The craft of self
Thomas Sawyer (University of Chicago)

  

This sub-theme seeks papers that interrogate how skillful manufacture informs the formation of  personhood. How can the making of artifacts – real and imagined – support, uncover, or resist  concepts of identity and humanity? What was it like, for agents in the medieval past, to craft a  self? What crafted objects were medieval selves like, from the vantage of modern scholarship?  

The title of this sub-theme invokes Mary Carruthers’s seminal The Craft of Thought, on the  (belated) occasion of its twenty-fifth anniversary. For Carruthers, medieval experience was a  made-thing, carefully designed and executed by machines of the intellect: to craft a self is to  craft one’s thoughts. 

The present thread seeks answers to the inverse of Carruthers’s motivating question: how might  the craft of made-things – e.g. books, buildings, relics, textiles, tools, or toys – have informed the  human agents who produced them, used them, modified them, resisted them, and (so often)  abandoned them over time? What are the constraints of materiality over the boundaries of selfhood? What are the affordances of the tangible object for understanding intangible  personhood? In this way, the title invites conversation between craft, in the sense of physical  manufacture, and craft as a form of social and historical praxis. How can evidence of skillful  manufacture reveal, extend, or shrink the boundaries of available self-presentation? For what  imagined audiences? What kinds of crafted selves are made public? What kinds are private? How – by what skill of judgment and perception – can one kind self be distinguished from  another?

Presenters might attend to multiple, competing temporalities: the historical agent’s present, their  inherited past, and their (imagined) future; the present of the medievalist, and the metaphors we  adopt for understanding; under the auspice of historicism or medievalism, as acts of uncertainty and imagination. 

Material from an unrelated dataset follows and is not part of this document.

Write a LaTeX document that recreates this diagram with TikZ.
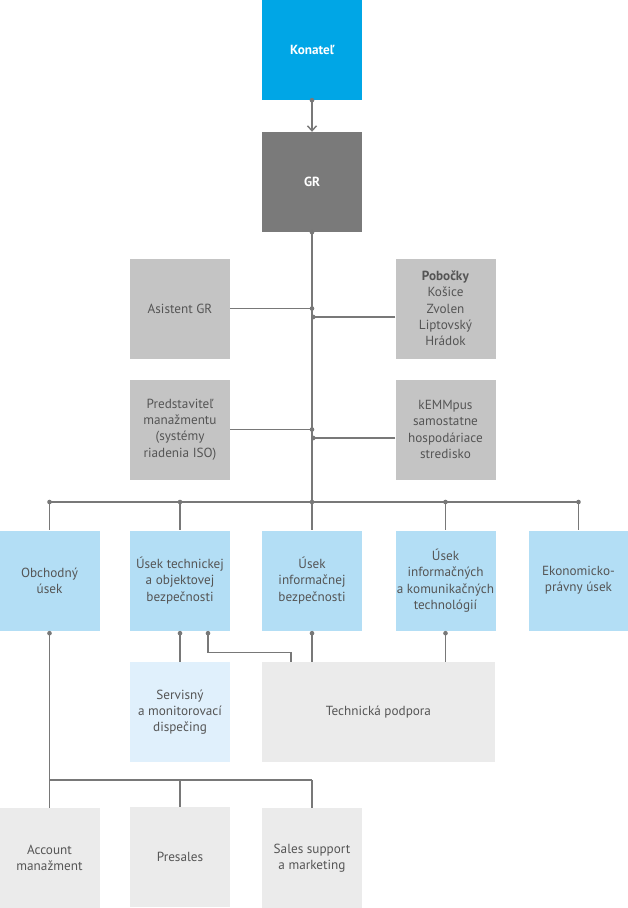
\documentclass[tikz,border=0pt]{standalone}
\usepackage{fontspec}
\setmainfont{PT Sans}
\usetikzlibrary{arrows}
\usetikzlibrary{arrows.meta}
\definecolor{konblue}{RGB}{0,166,230}
\definecolor{grgray}{RGB}{122,122,122}
\definecolor{midgray}{RGB}{196,196,196}
\definecolor{lightblue}{RGB}{179,222,245}
\definecolor{paleblue}{RGB}{224,240,252}
\definecolor{palegray}{RGB}{235,235,235}
\definecolor{linegray}{RGB}{120,120,120}
\definecolor{txtgray}{RGB}{85,85,85}
\tikzset{
  box/.style={minimum width=100pt, minimum height=100pt, inner sep=0pt, align=center, text=txtgray, font=\fontsize{13.2}{16.3}\selectfont},
  topbox/.style={box, text=white, font=\fontsize{13.2}{16.3}\selectfont\bfseries},
  link/.style={draw=linegray, line width=1.4pt},
  dot/.style={fill=linegray}
}
\begin{document}
\begin{tikzpicture}[x=1pt,y=-1pt]
\useasboundingbox[fill=white] (0,0) rectangle (628,908);
% top
\node[topbox, fill=konblue] (konatel) at (312,50) {Konateľ};
\node[topbox, fill=grgray] (gr) at (312,182) {GR};
% staff
\node[box, fill=midgray] (asistent) at (180,308.5) {Asistent GR};
\node[box, fill=midgray] (pobocky) at (445.5,308.5) {\textbf{Pobočky}\\Košice\\Zvolen\\Liptovský\\Hrádok};
\node[box, fill=midgray] (predstavitel) at (180,429.5) {Predstaviteľ\\manažmentu\\(systémy\\riadenia ISO)};
\node[box, fill=midgray] (kemmpus) at (445.5,429.5) {kEMMpus\\samostatne\\hospodáriace\\stredisko};
% departments
\node[box, fill=lightblue] (obchodny) at (49.5,580.5) {Obchodný\\úsek};
\node[box, fill=lightblue] (technicka) at (180,580.5) {Úsek technickej\\a objektovej\\bezpečnosti};
\node[box, fill=lightblue] (infobez) at (312,580.5) {Úsek\\informačnej\\bezpečnosti};
\node[box, fill=lightblue] (ikt) at (445.5,580.5) {Úsek\\informačných\\a komunikačných\\technológií};
\node[box, fill=lightblue] (ekonom) at (578.5,580.5) {Ekonomicko-\\právny úsek};
% units
\node[box, fill=paleblue] (servisny) at (180,712) {Servisný\\a monitorovací\\dispečing};
\node[box, fill=palegray, minimum width=233pt] (podpora) at (378.5,712) {Technická podpora};
\node[box, fill=palegray] (account) at (49.5,858) {Account\\manažment};
\node[box, fill=palegray] (presales) at (180,857) {Presales};
\node[box, fill=palegray] (sales) at (312,858) {Sales support\\a marketing};

\coordinate (bus) at (312,502);
\coordinate (salesbus) at (0,780);

% connectors
\draw[link,-{Straight Barb[length=5pt,width=9pt]}] (konatel.south) -- (gr.north);
\draw[link] (gr.south) -- (bus);
\draw[link] (asistent.east) -- (asistent.east -| gr.south) coordinate (j1);
\draw[link] ([yshift=-8.5pt]pobocky.west) -- ++(-82,0) coordinate (j2);
\draw[link] (predstavitel.east) -- (predstavitel.east -| gr.south) coordinate (j3);
\draw[link] ([yshift=-8.5pt]kemmpus.west) -- ++(-82,0) coordinate (j4);
\draw[link] (obchodny.north |- bus) -- (ekonom.north |- bus);
\foreach \n in {obchodny,technicka,infobez,ikt,ekonom}
  \draw[link] (\n.north |- bus) -- (\n.north);

\draw[link] (technicka.south) -- (servisny.north);
\draw[link] ([xshift=28pt]technicka.south) -- ++(0,21.5) -| ([xshift=-87.5pt]podpora.north);
\draw[link] (infobez.south) -- (infobez.south |- podpora.north);
\draw[link] (ikt.south) -- (ikt.south |- podpora.north);

\draw[link] (obchodny.south) -- (account.north);
\draw[link] (account.north |- salesbus) -- (sales.north |- salesbus);
\draw[link] (presales.north |- salesbus) -- (presales.north);
\draw[link] (sales.north |- salesbus) -- (sales.north);

% dots
\foreach \p in {konatel.south,gr.south,j1,j2,j3,j4}
  \fill[dot] (\p) circle (2.3pt);
\foreach \n in {obchodny,technicka,infobez,ikt,ekonom}
  \fill[dot] (\n.north |- bus) circle (2.3pt);
\foreach \n in {obchodny,technicka,infobez,ikt}
  \fill[dot] ([yshift=-2.5pt]\n.south) circle (2.3pt);
\fill[dot] ([xshift=28pt,yshift=-2.5pt]technicka.south) circle (2.3pt);
\end{tikzpicture}
\end{document}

Welcome are papers that identify types of personhood available to medieval agents, then connect  that type to made objects in the world; or papers that identify a type of artifact imbued with the  craft of its making, then explore the kinds of personhood such an artifact might afford. The case  study is welcome, and so is the theoretical exploration. The terms are expansive, exploratory, and  experimental.